Takeout MBOX file too big to open
Use a free MBOX viewer or split the file with a converter. Most email clients accept MBOX over 5 GB only after a long import.
Frequently Asked Questions
Is Google Takeout free to back up Gmail?
Yes. Takeout is free for personal Gmail and Google Workspace accounts. There’s no per-GB fee. After the export, you can convert the Takeout archive to PDF documents if you want a readable copy.
Will backing up Gmail delete my emails from the cloud?
No. Google Takeout, Gmail Offline, and dedicated backup tools all copy messages without removing them from Gmail. IMAP clients can delete messages if you remove them locally, so disable that behavior in client settings.
How often should I back up Gmail emails?
For most users, a monthly Takeout export plus a continuous IMAP sync is enough. Regulated industries should run weekly or daily incremental backups with a dedicated tool.
Can I back up my Gmail account to an external hard drive?
Yes. Run Takeout with “Send download link via email” and save the resulting ZIP to an external drive. Backup tools can also write directly to an external drive path.
Does Gmail have built-in long-term archiving?
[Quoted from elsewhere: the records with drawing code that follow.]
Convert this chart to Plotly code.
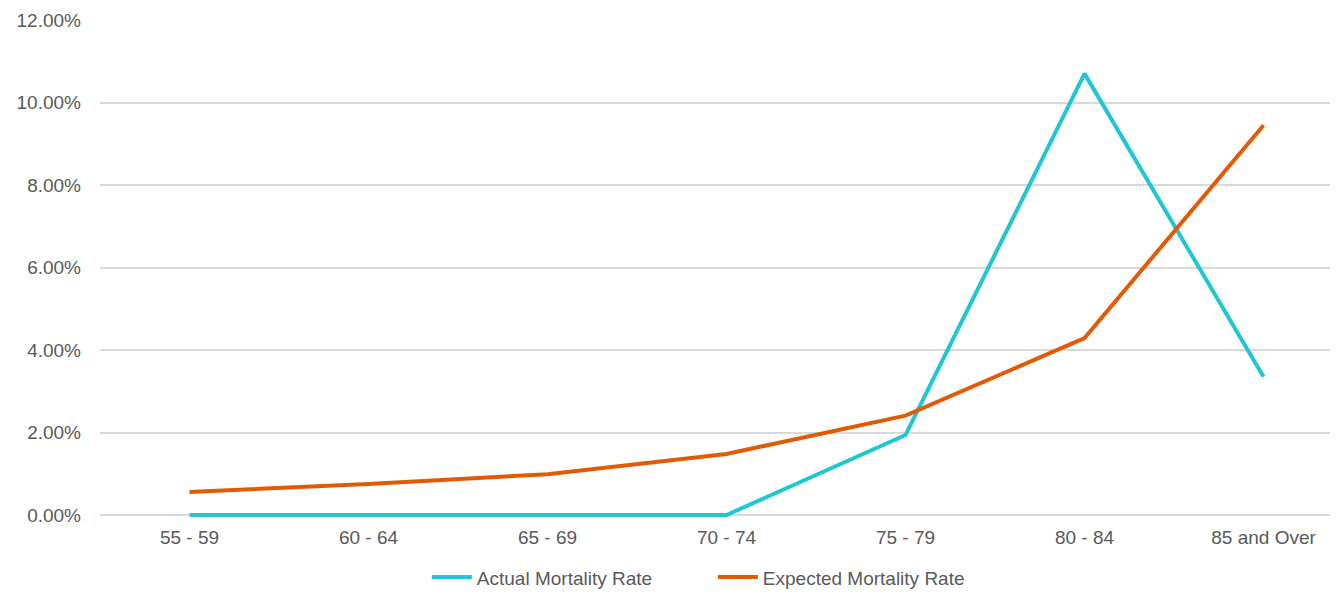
import plotly.graph_objects as go

categories = ["55 - 59", "60 - 64", "65 - 69", "70 - 74", "75 - 79", "80 - 84", "85 and Over"]
actual_rate = [0.0, 0.0, 0.0, 0.0, 0.0194, 0.1070, 0.0335]
expected_rate = [0.0056, 0.0075, 0.0099, 0.0148, 0.0241, 0.0429, 0.0945]
y_ticks = [0, 0.02, 0.04, 0.06, 0.08, 0.10, 0.12]

fig = go.Figure()
fig.add_trace(go.Scatter(x=list(range(len(categories))), y=actual_rate, mode="lines",
                         name="Actual Mortality Rate", cliponaxis=False,
                         line=dict(color="#21C6D3", width=4)))
fig.add_trace(go.Scatter(x=list(range(len(categories))), y=expected_rate, mode="lines",
                         name="Expected Mortality Rate", cliponaxis=False,
                         line=dict(color="#E15A05", width=4)))

font = dict(family="Liberation Sans, Arial, sans-serif", size=19, color="#595959")
fig.update_layout(
    width=1330, height=584,
    margin=dict(l=92, r=0, t=12, b=75, autoexpand=False),
    plot_bgcolor="white", paper_bgcolor="white",
    font=font,
    showlegend=True,
    legend=dict(orientation="h", x=0.264, xanchor="left", y=-0.083, yanchor="top",
                font=font, itemwidth=40, tracegroupgap=0,
                entrywidth=231, entrywidthmode="pixels"),
    xaxis=dict(range=[-0.5, 6.416], tickmode="array", automargin=False,
               tickvals=list(range(len(categories))), ticktext=categories,
               showgrid=False, zeroline=False, showline=False, ticks="",
               ticklabelstandoff=7),
    yaxis=dict(range=[-0.000485, 0.12], tickmode="array", tickvals=y_ticks, automargin=False,
               tickformat=".2%", showgrid=True, gridcolor="#D9D9D9", gridwidth=2,
               zeroline=False, showline=False, ticks="", ticklabelstandoff=18),
)
fig.write_html("out.html")
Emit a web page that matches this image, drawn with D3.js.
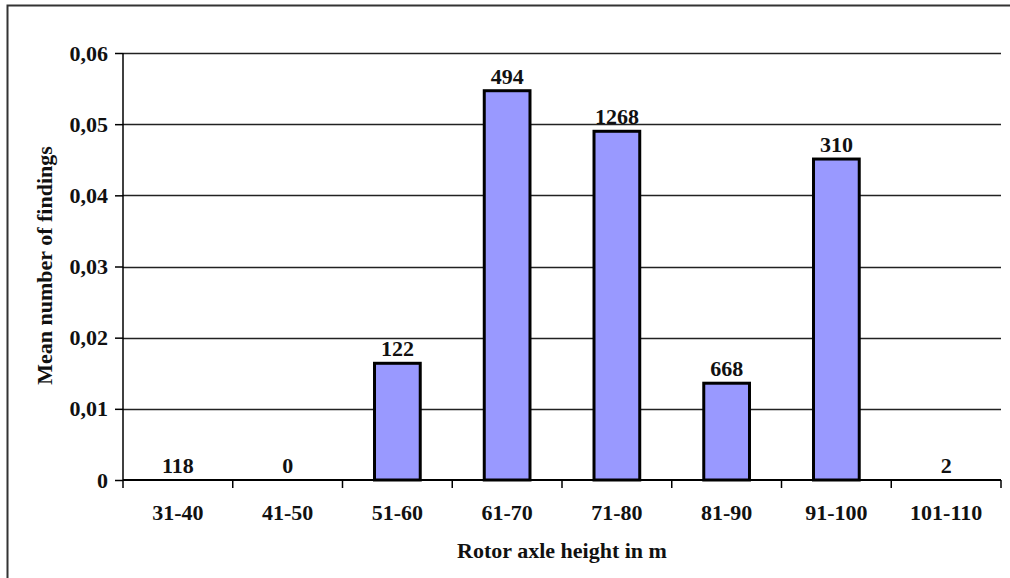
<!DOCTYPE html>
<html>
<head>
<meta charset="utf-8">
<script src="https://cdn.jsdelivr.net/npm/d3@7"></script>
<style>
  body { margin: 0; background: #fff; }
  svg text { font-family: "Liberation Serif", "DejaVu Serif", serif; font-weight: bold; fill: #111; }
</style>
</head>
<body>
<script>
var categories = ["31-40", "41-50", "51-60", "61-70", "71-80", "81-90", "91-100", "101-110"];
var means = [0, 0, 0.0164, 0.0547, 0.0490, 0.0136, 0.0451, 0];
var counts = ["118", "0", "122", "494", "1268", "668", "310", "2"];
var yTicks = [0, 0.01, 0.02, 0.03, 0.04, 0.05, 0.06];

var W = 1010, H = 578;
var margin = {top: 53, right: 9, bottom: 98, left: 123},
    width = W - margin.left - margin.right,
    height = H - margin.top - margin.bottom;
var serif = "'Liberation Serif', 'DejaVu Serif', serif";
var fs = "22px";

var svg = d3.select("body").append("svg")
    .attr("width", W)
    .attr("height", H);

// outer frame (only top and left edges are visible in the picture)
svg.append("path")
    .attr("d", "M7.5," + H + "V5.5H" + W)
    .attr("fill", "none")
    .attr("stroke", "#333")
    .attr("stroke-width", 2);

var g = svg.append("g")
    .attr("transform", "translate(" + margin.left + "," + margin.top + ")");

var x = d3.scaleBand()
    .domain(categories)
    .range([0, width]);
var y = d3.scaleLinear()
    .domain([0, 0.06])
    .range([height, 0]);

var rows = categories.map(function(c, i) { return {cat: c, val: means[i], n: counts[i]}; });

// gridlines
g.selectAll(".grid")
    .data(yTicks.slice(1))
  .enter().append("line")
    .attr("x1", 0)
    .attr("x2", width)
    .attr("y1", function(d) { return Math.round(y(d)) + 0.5; })
    .attr("y2", function(d) { return Math.round(y(d)) + 0.5; })
    .attr("stroke", "#222")
    .attr("stroke-width", 1.3);

// bars
var bw = x.bandwidth() / 2.4;
g.selectAll(".bar")
    .data(rows.filter(function(d) { return d.val > 0; }))
  .enter().append("rect")
    .attr("class", "bar")
    .attr("x", function(d) { return x(d.cat) + (x.bandwidth() - bw) / 2; })
    .attr("y", function(d) { return y(d.val); })
    .attr("width", bw)
    .attr("height", function(d) { return height - y(d.val); })
    .attr("fill", "#9999FF")
    .attr("stroke", "#000")
    .attr("stroke-width", 3);

// value labels
g.selectAll(".lbl")
    .data(rows)
  .enter().append("text")
    .attr("x", function(d) { return x(d.cat) + x.bandwidth() / 2; })
    .attr("y", function(d) { return y(d.val) - 7; })
    .attr("text-anchor", "middle")
    .attr("font-family", serif)
    .style("font-size", fs)
    .text(function(d) { return d.n; });

// y axis
var yAxis = g.append("g")
    .call(d3.axisLeft(y).tickValues(yTicks).tickSize(8).tickPadding(7)
      .tickFormat(function(d) { return d === 0 ? "0" : d3.format(".2f")(d).replace(".", ","); }));
yAxis.attr("font-family", serif);
yAxis.select(".domain").attr("stroke", "#000").attr("stroke-width", 1.5).attr("d", "M0," + height + "V0");
yAxis.selectAll(".tick line").attr("stroke", "#000").attr("stroke-width", 1.5);
yAxis.selectAll("text").style("font-size", fs);

// x axis
var xAxis = g.append("g")
    .attr("transform", "translate(0," + height + ")")
    .call(d3.axisBottom(x).tickSize(0).tickPadding(24));
xAxis.attr("font-family", serif);
xAxis.select(".domain").attr("stroke", "#000").attr("stroke-width", 2).attr("d", "M0,0H" + width);
xAxis.selectAll("text").style("font-size", fs);
xAxis.selectAll(".bnd")
    .data(d3.range(categories.length + 1))
  .enter().append("line")
    .attr("x1", function(i) { return i * x.step(); })
    .attr("x2", function(i) { return i * x.step(); })
    .attr("y1", 0)
    .attr("y2", 8)
    .attr("stroke", "#000")
    .attr("stroke-width", 1.5);

// axis titles
svg.append("text")
    .attr("transform", "translate(52," + (margin.top + height / 2 - 1) + ") rotate(-90)")
    .attr("text-anchor", "middle")
    .attr("font-family", serif)
    .style("font-size", fs)
    .text("Mean number of findings");

svg.append("text")
    .attr("x", margin.left + width / 2)
    .attr("y", 558)
    .attr("text-anchor", "middle")
    .attr("font-family", serif)
    .style("font-size", fs)
    .text("Rotor axle height in m");
</script>
</body>
</html>
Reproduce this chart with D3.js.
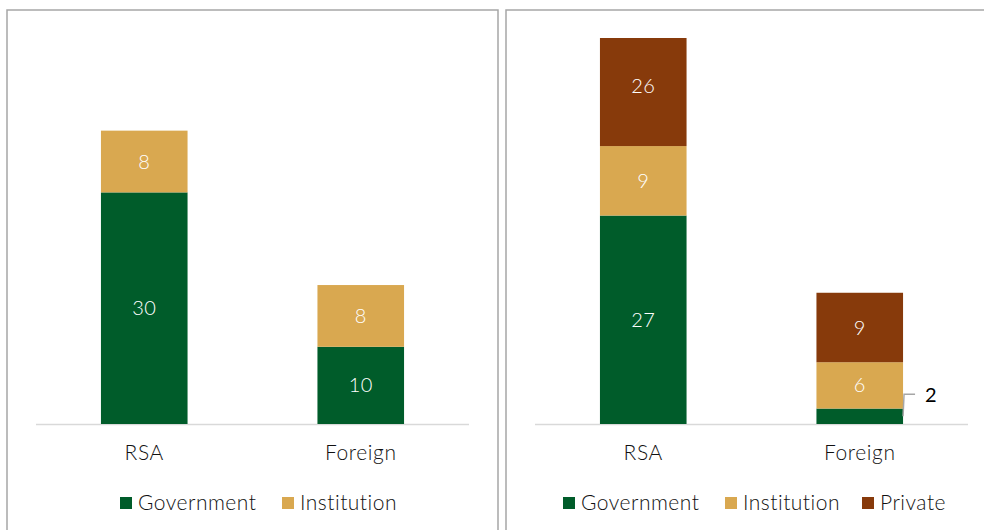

No. Gmail keeps deleted messages for 30 days in Trash and indefinite mail in All Mail. Google doesn’t offer a versioned long-term archive. You need a separate Gmail backup for true retention.
What’s the best format to back up Gmail emails?
It depends on what you need. PST works best for Outlook imports. MBOX is universal across most email clients. EML lets you open individual messages in any client. PDF is best for read-only archiving and legal holds.